Le fort de Santiago, se trouvant dans le même périmètre et bâti à la même époque, connaît le même sort. Six familles y trouvent refuge et ont fini par dénaturer son aspect par un autre matériau de construction. Quant à celui de Saint-Grégori, se trouvant lui aussi à Bab El Hamra, il est dans un état de dégradation totale. Pas loin de là, le fort Saint Pedro, sur les hauteurs de la vieille Casbah, dont on doit la construction en 1737 à Valiego, gouverneur espagnol de la place d’Oran, n’échappe pas à la règle puisqu’il abrite, lui aussi, des familles issues de l’exode rural des années 80, aggravant la crise du logement. L’état de ce monument historique est encore rattrapable.

Saint-Pierre se fissure

Derrière la forteresse Saint-Pierre, une muraille défensive du côté sud de la Casbah, s’abritent des familles qui ne sont pas logées. Plus bas, le Donjon rouge élevé en 1439, à l’époque mérinide, subit toutes sortes de détériorations puisqu’il est squatté par les 14 familles qui ont participé à l’élévation de la carcasse de l’hôtel Château-neuf depuis la fin des années 70. Pour la petite histoire, à quelques dizaines de mètres existe le siège de la circonscription géographique, institution censée protéger les monuments et les vestiges historiques.
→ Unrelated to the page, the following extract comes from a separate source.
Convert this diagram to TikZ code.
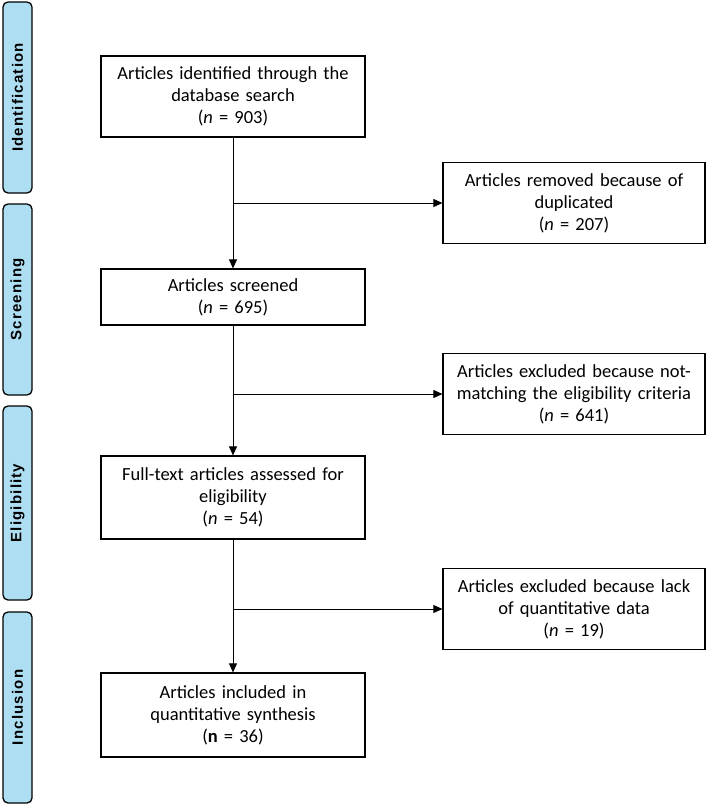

Dans ce même endroit, et plus exactement dans l’enceinte du Château-neuf, le fort Saint-Louis est devenu méconnaissable parce qu’il est en ruines.

A l’extrémité du quartier Derb, ancien quartier juif, le fort Saint-André, datant lui aussi de l’époque espagnole et occupé par l’armée, se trouve dans un mauvais état de préservation. A ce sujet, l’armée a joué un rôle contradictoire dans la conservation de ces monuments. C’est grâce à elle que certains d’entre eux ont pu échapper aux actes de vandalisme et à toutes sortes d’atteintes. Fort Lamoune, sur la route de la corniche juste à la sortie d’Oran, a été transformé en cabaret à l’époque du célèbre Frik Bachir, ancien wali d’Oran, au point que cet édifice historique donnant sur la mer a été surnommé « fort l’amour ».

L’amour en larmes

Depuis trois ans, l’armée a récupéré le site pour en faire un siège de la gendarmerie nationale. Quant au fort Saint-Phillip, il a été tout bonnement rasé par l’armée au début des années 70, et une coopérative de consommation au profit des militaires a été construite sur l’assiette du terrain qu’il occupait. Dans cet ordre d’idées, le fort de Santa Cruz bâti en 1563 fait l’objet de toutes sortes de saccages depuis qu’il a été abandonné par l’armée en 1993. La pierre taillée avec laquelle il est construit semble être prisée parce qu’elle est revendue à ceux qui construisent des villas dans des endroits chics d’Oran, nous dit-on.

A noter que cet édifice est classé depuis 1954. D’une manière globale, ces monuments historiques n’ont jamais été classés. Pour cause, au lendemain de la Seconde Guerre mondiale, l’armée française les a occupés, nous explique-t-on. Au lendemain de l’indépendance, ces édifices symbolisaient l’occupation coloniale et ses affres. Cette méprise a ouvert la voie à leur abandon, ce qui est fort préjudiciable.